New research estimates that 300,000 employees in the UK have advanced symptoms of Vibration White Finger and more than 600,000 users of hand-held or hand-guided power tools are at increased risk.
Vibration white finger is an industrial injury which mostly affects those using hand-held vibrating tools such as chainsaws, concrete breakers, disc cutters, sanders and more. The condition is also known as hand arm vibration syndrome (HAVS) as the condition can easily affect the rest of the arm and it is also a secondary form of Reynaud’s disease.
Research published in April by vibration management specialists Reactec, estimates that 300,000 employees in the UK have advanced symptoms of vibration white finger, whilst 22,500 workers in the north of England across a range of building disciplines are exposed to HAVS on a regular basis.
Workers continuously exposed to vibrations between 5Hz and 2000Hz must be aware of the high risk as damage is permanent. Fortunately, HAVS is preventable as there are easy and cost-effective ways to reduce the risk of developing this condition.
Many of those surveyed as a part of the research did not receive an adequate level of protection.
Employers are being urged to protect staff against the risk of HAVS and vibration white finger.
As recently as March this year, GKN Aerospace became the latest high profile organisation to face the costly fall-out from ineffective management of employees working with vibrating tools. The company was fined a total of £26,800 and ordered to pay full costs of £8,256 after admitting four breaches of the Control of Vibration at Work Regulations 2005 between July 2005 and December 2011.
The court heard that a GKN health surveillance programme identified the five employees as suffering advanced debilitating problems in 2011. However, the company continued as before and still failed to assess the risks and put controls in place to protect the significant number of remaining workers.
The occupations identified by Reactec from Construction Skills Network data as most ‘at risk’ from HAVS include plant operatives and plant mechanics as well as those working in the steel, wood or electric trades.
Companies such as Reactec provide Hand Arm Vibration monitoring equipment which record workers’ exposure to vibration from power tools, providing employers with in-depth information about their vibration management in order to meet strict HSE guidelines and minimise the risk of employees contracting vibration-related injuries.
Adriano D’Ambrosio at Asons Solicitors advises that companies ensure tools and equipment have been properly maintained to reduce vibrations and ensure workers take breaks between tasks and encourage blood circulation by wearing gloves and doing finger exercises.

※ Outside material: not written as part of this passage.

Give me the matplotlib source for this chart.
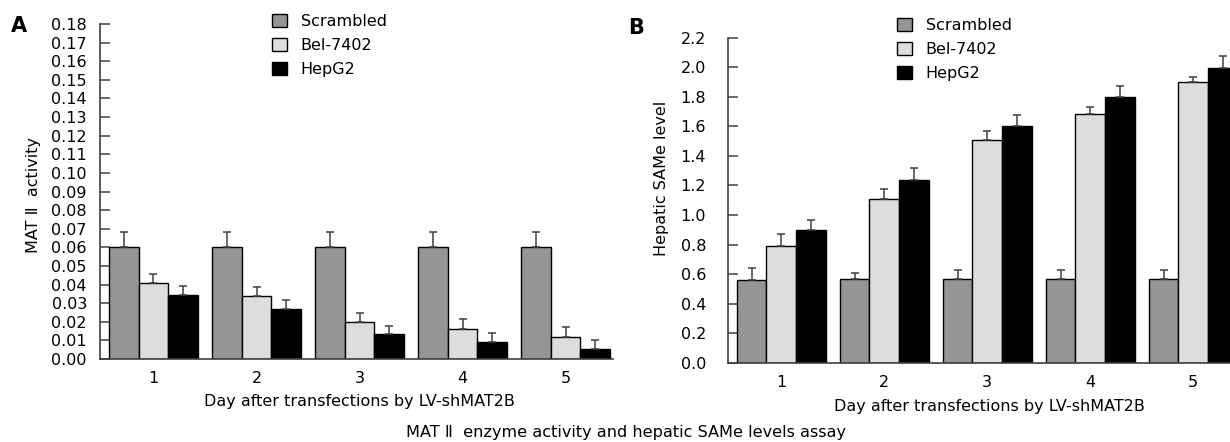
import numpy as np
import matplotlib
matplotlib.use('Agg')
import matplotlib.pyplot as plt
from matplotlib.patches import Patch

# dados
dias = [1, 2, 3, 4, 5]
grupos = ['Scrambled', 'Bel-7402', 'HepG2']
cores = ['#959595', '#dcdddc', '#000000']

# painel A - atividade MAT II
mat_scrambled = [0.060, 0.060, 0.060, 0.060, 0.060]
mat_scrambled_err = [0.0085, 0.0085, 0.0085, 0.0085, 0.0085]
mat_bel = [0.041, 0.0337, 0.0197, 0.016, 0.012]
mat_bel_err = [0.0045, 0.005, 0.0049, 0.0053, 0.005]
mat_hepg2 = [0.0344, 0.0269, 0.0134, 0.0093, 0.0054]
mat_hepg2_err = [0.0048, 0.005, 0.0045, 0.0048, 0.005]

# painel B - nível hepático de SAMe
same_scrambled = [0.562, 0.569, 0.569, 0.569, 0.569]
same_scrambled_err = [0.082, 0.038, 0.061, 0.061, 0.061]
same_bel = [0.789, 1.11, 1.507, 1.686, 1.897]
same_bel_err = [0.084, 0.067, 0.063, 0.042, 0.038]
same_hepg2 = [0.90, 1.24, 1.60, 1.796, 1.994]
same_hepg2_err = [0.063, 0.08, 0.08, 0.077, 0.08]

plt.rcParams['font.family'] = ['DejaVu Sans']
FS = 11.5
COR_EIXO = '#404040'

fig = plt.figure(figsize=(12.3, 4.42), dpi=100)
W, H = 1230, 442

ax_a = fig.add_axes([100 / W, 1 - 359 / H, 513 / W, 335 / H])
ax_b = fig.add_axes([727.7 / W, 1 - 362.7 / H, 513 / W, 325 / H])

largura = 0.288
x = np.array(dias, dtype=float)


def desenhar(ax, series, erros, ylim, yticks, fmt, pad_y):
    for i, (vals, errs) in enumerate(zip(series, erros)):
        pos = x + (i - 1) * largura
        ax.bar(pos, vals, width=largura, color=cores[i],
               edgecolor='black', linewidth=1.0, zorder=2)
        ax.errorbar(pos, vals, yerr=[np.zeros(len(errs)), errs], fmt='none',
                    ecolor=COR_EIXO, elinewidth=1.1, capsize=3.2,
                    capthick=1.1, zorder=3)
    ax.set_xlim(0.481, 5.46)
    ax.set_ylim(*ylim)
    ax.set_xticks(dias)
    ax.set_yticks(yticks)
    ax.set_yticklabels([fmt.format(v) for v in yticks])
    for s in ['top', 'right']:
        ax.spines[s].set_visible(False)
    for s in ['left', 'bottom']:
        ax.spines[s].set_color(COR_EIXO)
        ax.spines[s].set_linewidth(1.2)
    ax.tick_params(axis='y', direction='in', length=7, width=1.1,
                   color=COR_EIXO, labelsize=FS, pad=pad_y)
    ax.tick_params(axis='x', length=0, labelsize=FS, pad=8.5)


desenhar(ax_a, [mat_scrambled, mat_bel, mat_hepg2],
         [mat_scrambled_err, mat_bel_err, mat_hepg2_err],
         (0, 0.18), np.round(np.arange(0, 0.181, 0.01), 2), '{:.2f}', 9.4)
desenhar(ax_b, [same_scrambled, same_bel, same_hepg2],
         [same_scrambled_err, same_bel_err, same_hepg2_err],
         (0, 2.2), np.round(np.arange(0, 2.21, 0.2), 1), '{:.1f}', 15.5)

ax_a.set_ylabel('MAT Ⅱ  activity', fontsize=FS, va='center')
ax_a.yaxis.set_label_coords(-0.1306, 0.49)
ax_b.set_ylabel('Hepatic SAMe level', fontsize=FS, va='center')
ax_b.yaxis.set_label_coords(-0.130, 0.567)

ax_a.set_xlabel('Day after transfections by LV-shMAT2B', fontsize=FS, va='center')
ax_a.xaxis.set_label_coords(0.506, -0.128)
ax_b.set_xlabel('Day after transfections by LV-shMAT2B', fontsize=FS, va='center')
ax_b.xaxis.set_label_coords(0.510, -0.136)

# legendas
handles = [Patch(facecolor=c, edgecolor='black', linewidth=1.0) for c in cores]
for ax, (lx, ly) in [(ax_a, (272, 14)), (ax_b, (897, 18))]:
    ax.legend(handles, grupos, loc='upper left',
              bbox_to_anchor=(lx / W, 1 - ly / H), bbox_transform=fig.transFigure,
              frameon=False, fontsize=FS, borderpad=0, borderaxespad=0,
              handlelength=0.94, handleheight=0.9, handletextpad=0.85,
              labelspacing=0.55)

fig.text(19 / W, 1 - 25.5 / H, 'A', fontsize=15, fontweight='bold',
         ha='center', va='center')
fig.text(636 / W, 1 - 28 / H, 'B', fontsize=15, fontweight='bold',
         ha='center', va='center')

fig.text(626 / W, 1 - 432 / H, 'MAT Ⅱ  enzyme activity and hepatic SAMe levels assay',
         fontsize=11.6, ha='center', va='center')

fig.savefig('out.png', dpi=100)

HAVS Symptoms to look out for include:
- Numbness or tingling feeling in your finger tips.
- Fingers or finger tips turn white due to restricted blood flow.
- Loss of grip which may degenerate up to disability of the hands.
- Aggravation of the general condition in cold weather.
Vibration white finger symptoms can be very frustrating and, in extreme cases, lead to accidents. Numbness and tingling feelings affect the ability to perform very simple tasks such as handling small objects or pressing buttons.
If you have been experiencing some of these symptoms do not hesitate to report your medical condition to your employer and visit your GP.